What are some evaluative points associated with the government attempting to protect the environment?

A
  • Climate change skeptics do not believe humans are causing climate change.
  • Wind farms etc have a very high opportunity cost as they are relatively expensive.
  • Bioethanol forces up food prices.
  • Green taxes increase the costs of living for many, which may cause cost-push inflation.
  • Why should BRIC countries forfeit benefits from fossil fuels which allowed the West to become rich?
20
Q

What are the three main government policy conflicts?

A
  • Inflation Vs Unemployment.
  • Economic Growth Vs Sustainability.
  • Inflation Vs Balance of Payments.
21
Q

Describe the conflict between inflation and unemployment.

A

When a government tries to control inflation it tries to dampen aggregate demand.
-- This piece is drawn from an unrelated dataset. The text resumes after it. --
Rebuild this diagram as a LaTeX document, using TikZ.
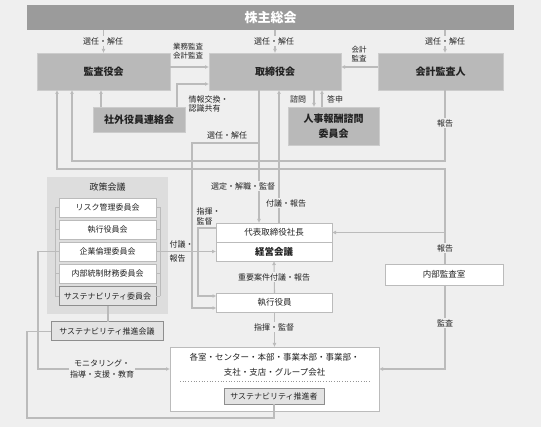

It may do this through taxes or the MPC may raise interest rates. This may prevent inflation, but it also decreases spending in the economy. This lack of spending may affect firms, causing them to have to lay off workers. These workers will now spend even less, causing more firms to have to lay off workers and so on.

22
Q

Describe the conflict between economic growth and sustainability.

A

When an economy grows, standards of living tend to rise. Since resources are finite, this improvement may damage the ability to have a high standard of living in the future, as too many resources may be consumed too quickly. The government aims for a rate of sustainable growth as any other amount of growth conflicts with other macroeconomic policies.

23
Q

What is sustainable growth?

A

Sustainable growth is growth that does not compromise the welfare of future generations.

24
Q

Describe the conflict between Inflation and Balance of Payments.

A

Although controlling inflation should make the economy more competitive and improve the balance of payments, often the methods of achieving our target levels of inflation are damaging to the balance of payments. For example, raising interest rates may control inflation but raise the exchange rate, making imports cheaper and exports more expensive.